- **MATERIAL**

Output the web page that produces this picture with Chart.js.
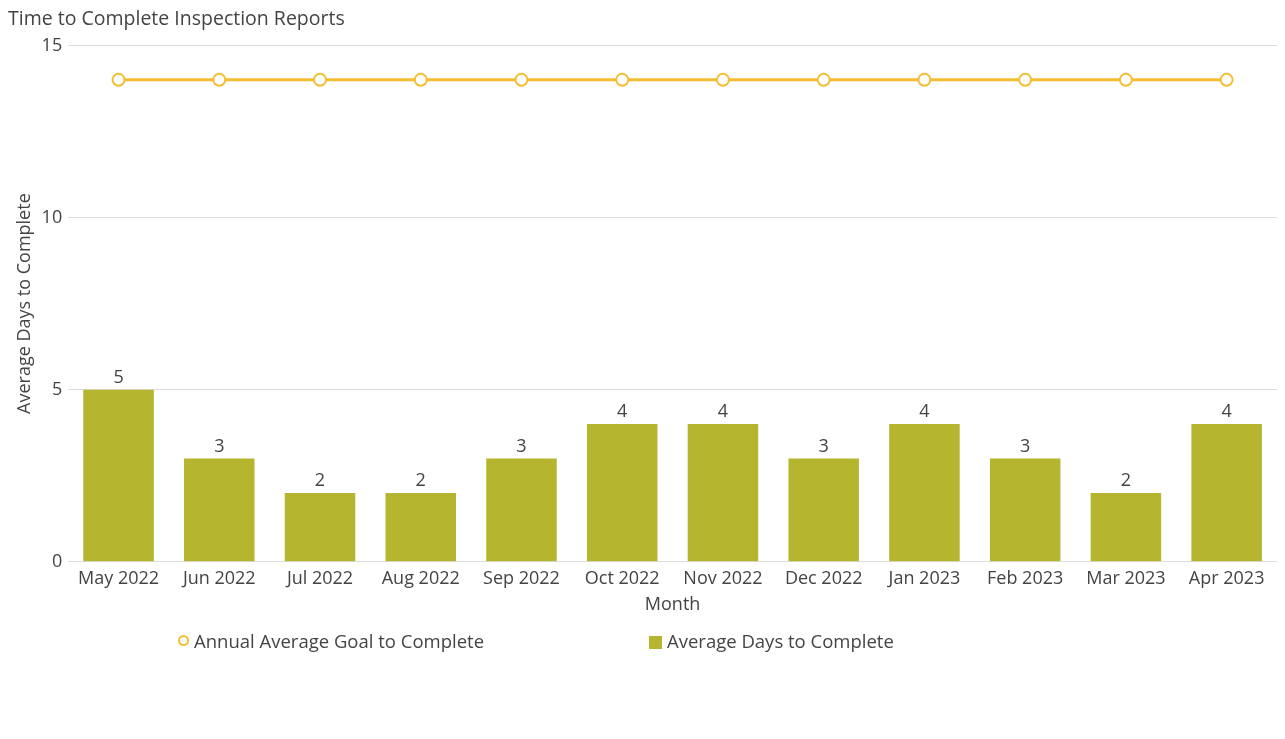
<!DOCTYPE html>
<html>
<head>
<meta charset="utf-8">
<script src="https://cdn.jsdelivr.net/npm/chart.js@4"></script>
<style>
  body { margin: 0; background: #fff; font-family: "Open Sans", sans-serif; }
  #wrap { position: relative; width: 1285px; height: 739px; }
  #legend { position: absolute; top: 629px; left: 0; width: 1285px; height: 24px; font-size: 18.5px; color: #444; }
  .item { position: absolute; top: 0; line-height: 24px; white-space: nowrap; }
  .dot { display: inline-block; width: 7px; height: 7px; border: 2px solid #f4bd32; border-radius: 50%; margin-right: 5px; vertical-align: 2px; }
  .sq { display: inline-block; width: 13px; height: 13px; background: #b5b52f; margin-right: 5px; vertical-align: -1px; }
</style>
</head>
<body>
<div id="wrap">
  <canvas id="myChart" width="1285" height="739"></canvas>
  <div id="legend">
    <span class="item" style="left:178px"><span class="dot"></span>Annual Average Goal to Complete</span>
    <span class="item" style="left:649px"><span class="sq"></span>Average Days to Complete</span>
  </div>
</div>
<script>
const months = ['May 2022','Jun 2022','Jul 2022','Aug 2022','Sep 2022','Oct 2022','Nov 2022','Dec 2022','Jan 2023','Feb 2023','Mar 2023','Apr 2023'];
const avgDays = [5, 3, 2, 2, 3, 4, 4, 3, 4, 3, 2, 4];
const goalDays = [14, 14, 14, 14, 14, 14, 14, 14, 14, 14, 14, 14];
const yTicks = [0, 5, 10, 15];

// labels on top of bars
const barLabels = {
  id: 'barLabels',
  afterDatasetsDraw(chart) {
    const ctx = chart.ctx;
    const meta = chart.getDatasetMeta(1);
    ctx.save();
    ctx.font = '18px "Open Sans"';
    ctx.fillStyle = '#444';
    ctx.textAlign = 'center';
    ctx.textBaseline = 'bottom';
    meta.data.forEach((bar, i) => {
      ctx.fillText(avgDays[i], bar.x, bar.y - 3);
    });
    ctx.restore();
  }
};

Chart.defaults.font.family = '"Open Sans", sans-serif';
Chart.defaults.color = '#444';

const data = {
  labels: months,
  datasets: [{
    type: 'line',
    label: 'Annual Average Goal to Complete',
    data: goalDays,
    borderColor: '#f4bd32',
    borderWidth: 3,
    pointRadius: 6,
    pointBorderWidth: 2,
    pointBackgroundColor: '#fff',
    pointBorderColor: '#f4bd32',
    order: 0
  }, {
    type: 'bar',
    label: 'Average Days to Complete',
    data: avgDays,
    backgroundColor: '#b5b52f',
    barPercentage: 0.7,
    categoryPercentage: 1,
    order: 1
  }]
};

const config = {
  data: data,
  options: {
    responsive: false,
    animation: false,
    layout: { padding: { left: 8, right: 7, bottom: 119 } },
    plugins: {
      legend: { display: false },
      tooltip: { enabled: false },
      title: {
        display: true,
        text: 'Time to Complete Inspection Reports',
        align: 'start',
        font: { size: 19.5, weight: 'normal' },
        color: '#444',
        padding: { top: 8, bottom: 14 }
      }
    },
    scales: {
      x: {
        grid: { display: false },
        border: { display: false },
        ticks: { font: { size: 18 }, color: '#444', maxRotation: 0, padding: -2 },
        title: { display: true, text: 'Month', font: { size: 18 }, color: '#444', padding: { top: 7 } }
      },
      y: {
        min: 0,
        max: 15,
        afterBuildTicks: axis => { axis.ticks = yTicks.map(v => ({ value: v })); },
        grid: { color: '#ddd', drawTicks: false, lineWidth: 1 },
        border: { display: false },
        ticks: { font: { size: 18 }, color: '#444', padding: 6 },
        title: { display: true, text: 'Average Days to Complete', font: { size: 18 }, color: '#444', padding: { top: 6, bottom: 0 } }
      }
    }
  },
  plugins: [barLabels]
};

const myChart = new Chart(document.getElementById('myChart'), config);
</script>
</body>
</html>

- **WHAT TO DO**
Send back the data above word for word, with the pictures left out.

- **RESULT FOR THIS TASK**
Output the web page that produces this picture with Chart.js.
<!DOCTYPE html>
<html>
<head>
<meta charset="utf-8">
<script src="https://cdn.jsdelivr.net/npm/chart.js@4"></script>
<style>
  body { margin: 0; background: #fff; font-family: "Open Sans", sans-serif; }
  #wrap { position: relative; width: 1285px; height: 739px; }
  #legend { position: absolute; top: 629px; left: 0; width: 1285px; height: 24px; font-size: 18.5px; color: #444; }
  .item { position: absolute; top: 0; line-height: 24px; white-space: nowrap; }
  .dot { display: inline-block; width: 7px; height: 7px; border: 2px solid #f4bd32; border-radius: 50%; margin-right: 5px; vertical-align: 2px; }
  .sq { display: inline-block; width: 13px; height: 13px; background: #b5b52f; margin-right: 5px; vertical-align: -1px; }
</style>
</head>
<body>
<div id="wrap">
  <canvas id="myChart" width="1285" height="739"></canvas>
  <div id="legend">
    <span class="item" style="left:178px"><span class="dot"></span>Annual Average Goal to Complete</span>
    <span class="item" style="left:649px"><span class="sq"></span>Average Days to Complete</span>
  </div>
</div>
<script>
const months = ['May 2022','Jun 2022','Jul 2022','Aug 2022','Sep 2022','Oct 2022','Nov 2022','Dec 2022','Jan 2023','Feb 2023','Mar 2023','Apr 2023'];
const avgDays = [5, 3, 2, 2, 3, 4, 4, 3, 4, 3, 2, 4];
const goalDays = [14, 14, 14, 14, 14, 14, 14, 14, 14, 14, 14, 14];
const yTicks = [0, 5, 10, 15];

// labels on top of bars
const barLabels = {
  id: 'barLabels',
  afterDatasetsDraw(chart) {
    const ctx = chart.ctx;
    const meta = chart.getDatasetMeta(1);
    ctx.save();
    ctx.font = '18px "Open Sans"';
    ctx.fillStyle = '#444';
    ctx.textAlign = 'center';
    ctx.textBaseline = 'bottom';
    meta.data.forEach((bar, i) => {
      ctx.fillText(avgDays[i], bar.x, bar.y - 3);
    });
    ctx.restore();
  }
};

Chart.defaults.font.family = '"Open Sans", sans-serif';
Chart.defaults.color = '#444';

const data = {
  labels: months,
  datasets: [{
    type: 'line',
    label: 'Annual Average Goal to Complete',
    data: goalDays,
    borderColor: '#f4bd32',
    borderWidth: 3,
    pointRadius: 6,
    pointBorderWidth: 2,
    pointBackgroundColor: '#fff',
    pointBorderColor: '#f4bd32',
    order: 0
  }, {
    type: 'bar',
    label: 'Average Days to Complete',
    data: avgDays,
    backgroundColor: '#b5b52f',
    barPercentage: 0.7,
    categoryPercentage: 1,
    order: 1
  }]
};

const config = {
  data: data,
  options: {
    responsive: false,
    animation: false,
    layout: { padding: { left: 8, right: 7, bottom: 119 } },
    plugins: {
      legend: { display: false },
      tooltip: { enabled: false },
      title: {
        display: true,
        text: 'Time to Complete Inspection Reports',
        align: 'start',
        font: { size: 19.5, weight: 'normal' },
        color: '#444',
        padding: { top: 8, bottom: 14 }
      }
    },
    scales: {
      x: {
        grid: { display: false },
        border: { display: false },
        ticks: { font: { size: 18 }, color: '#444', maxRotation: 0, padding: -2 },
        title: { display: true, text: 'Month', font: { size: 18 }, color: '#444', padding: { top: 7 } }
      },
      y: {
        min: 0,
        max: 15,
        afterBuildTicks: axis => { axis.ticks = yTicks.map(v => ({ value: v })); },
        grid: { color: '#ddd', drawTicks: false, lineWidth: 1 },
        border: { display: false },
        ticks: { font: { size: 18 }, color: '#444', padding: 6 },
        title: { display: true, text: 'Average Days to Complete', font: { size: 18 }, color: '#444', padding: { top: 6, bottom: 0 } }
      }
    }
  },
  plugins: [barLabels]
};

const myChart = new Chart(document.getElementById('myChart'), config);
</script>
</body>
</html>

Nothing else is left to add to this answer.